+++ Input +++
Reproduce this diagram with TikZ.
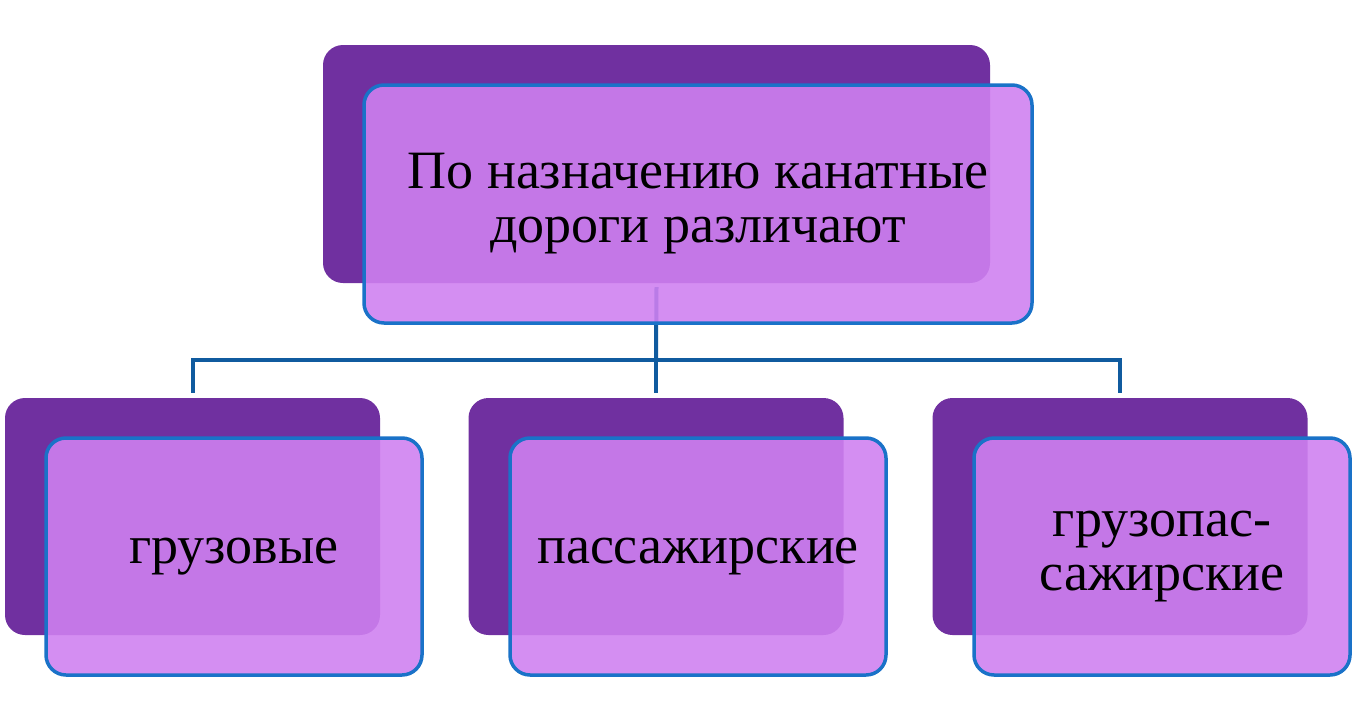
\documentclass[tikz,border=0pt]{standalone}
\usepackage{fontspec}
\setmainfont{Liberation Serif}
\definecolor{darkviolet}{HTML}{7030A0}
\definecolor{lightviolet}{HTML}{CF80F0}
\definecolor{boxblue}{HTML}{1A72C8}
\definecolor{linkblue}{HTML}{105B9F}
\begin{document}
\begin{tikzpicture}[x=1pt,y=-1pt]
        \tikzstyle{back}=[rectangle,rounded corners=20pt,fill=darkviolet,inner sep=0pt]
        \tikzstyle{front}=[rectangle,rounded corners=20pt,draw=boxblue,line width=3.5pt,fill=lightviolet,fill opacity=0.89,text opacity=1,inner sep=0pt,align=center,font=\fontsize{54}{54}\selectfont]
        \tikzstyle{link}=[draw=linkblue,line width=4pt]
        \useasboundingbox (0,0) rectangle (1354,720);
       \begin{scope}
         % back plates
         \node [back,minimum width=667pt,minimum height=238pt] (tb) at (656.5,164) {};
         \node [back,minimum width=375pt,minimum height=237pt] (b1) at (192.5,516.5) {};
         \node [back,minimum width=375pt,minimum height=237pt] (b2) at (656,516.5) {};
         \node [back,minimum width=375pt,minimum height=237pt] (b3) at (1120,516.5) {};
         % connectors
         \coordinate (hub) at (656,360);
         \path[link] ([yshift=-4pt]tb.south) -- (hub);
         \path[link,shorten >=5pt] (hub) -| (b1.north);
         \path[link,shorten >=5pt] (hub) -- (b2.north);
         \path[link,shorten >=5pt] (hub) -| (b3.north);
         % front plates
         \node [front,minimum width=668pt,minimum height=238pt] (tf) at (698,204) {По назначению канатные\\дороги различают};
         \node [front,minimum width=376pt,minimum height=237pt] (f1) at (234,556.5) {грузовые};
         \node [front,minimum width=376pt,minimum height=237pt] (f2) at (698,556.5) {пассажирские};
         \node [front,minimum width=376pt,minimum height=237pt] (f3) at (1162,556.5) {грузопас-\\сажирские};
        \end{scope}
      \end{tikzpicture}
\end{document}
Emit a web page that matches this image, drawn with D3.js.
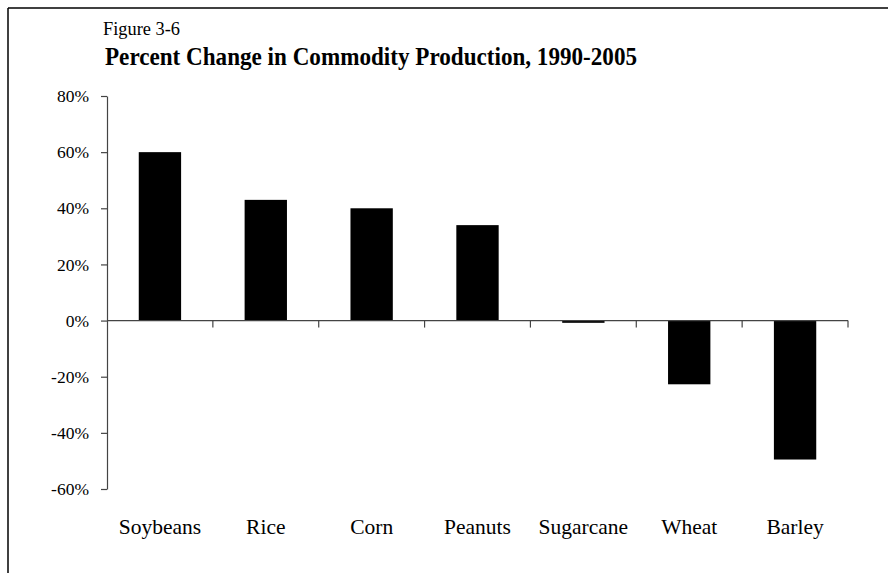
+++
- Goal -
Go through the listing above and write it all out exactly, leaving out any picture.

- Result of this exercise -
Reproduce this diagram with TikZ.
\documentclass[tikz,border=0pt]{standalone}
\usepackage{fontspec}
\setmainfont{Liberation Serif}
\definecolor{darkviolet}{HTML}{7030A0}
\definecolor{lightviolet}{HTML}{CF80F0}
\definecolor{boxblue}{HTML}{1A72C8}
\definecolor{linkblue}{HTML}{105B9F}
\begin{document}
\begin{tikzpicture}[x=1pt,y=-1pt]
        \tikzstyle{back}=[rectangle,rounded corners=20pt,fill=darkviolet,inner sep=0pt]
        \tikzstyle{front}=[rectangle,rounded corners=20pt,draw=boxblue,line width=3.5pt,fill=lightviolet,fill opacity=0.89,text opacity=1,inner sep=0pt,align=center,font=\fontsize{54}{54}\selectfont]
        \tikzstyle{link}=[draw=linkblue,line width=4pt]
        \useasboundingbox (0,0) rectangle (1354,720);
       \begin{scope}
         % back plates
         \node [back,minimum width=667pt,minimum height=238pt] (tb) at (656.5,164) {};
         \node [back,minimum width=375pt,minimum height=237pt] (b1) at (192.5,516.5) {};
         \node [back,minimum width=375pt,minimum height=237pt] (b2) at (656,516.5) {};
         \node [back,minimum width=375pt,minimum height=237pt] (b3) at (1120,516.5) {};
         % connectors
         \coordinate (hub) at (656,360);
         \path[link] ([yshift=-4pt]tb.south) -- (hub);
         \path[link,shorten >=5pt] (hub) -| (b1.north);
         \path[link,shorten >=5pt] (hub) -- (b2.north);
         \path[link,shorten >=5pt] (hub) -| (b3.north);
         % front plates
         \node [front,minimum width=668pt,minimum height=238pt] (tf) at (698,204) {По назначению канатные\\дороги различают};
         \node [front,minimum width=376pt,minimum height=237pt] (f1) at (234,556.5) {грузовые};
         \node [front,minimum width=376pt,minimum height=237pt] (f2) at (698,556.5) {пассажирские};
         \node [front,minimum width=376pt,minimum height=237pt] (f3) at (1162,556.5) {грузопас-\\сажирские};
        \end{scope}
      \end{tikzpicture}
\end{document}
Emit a web page that matches this image, drawn with D3.js.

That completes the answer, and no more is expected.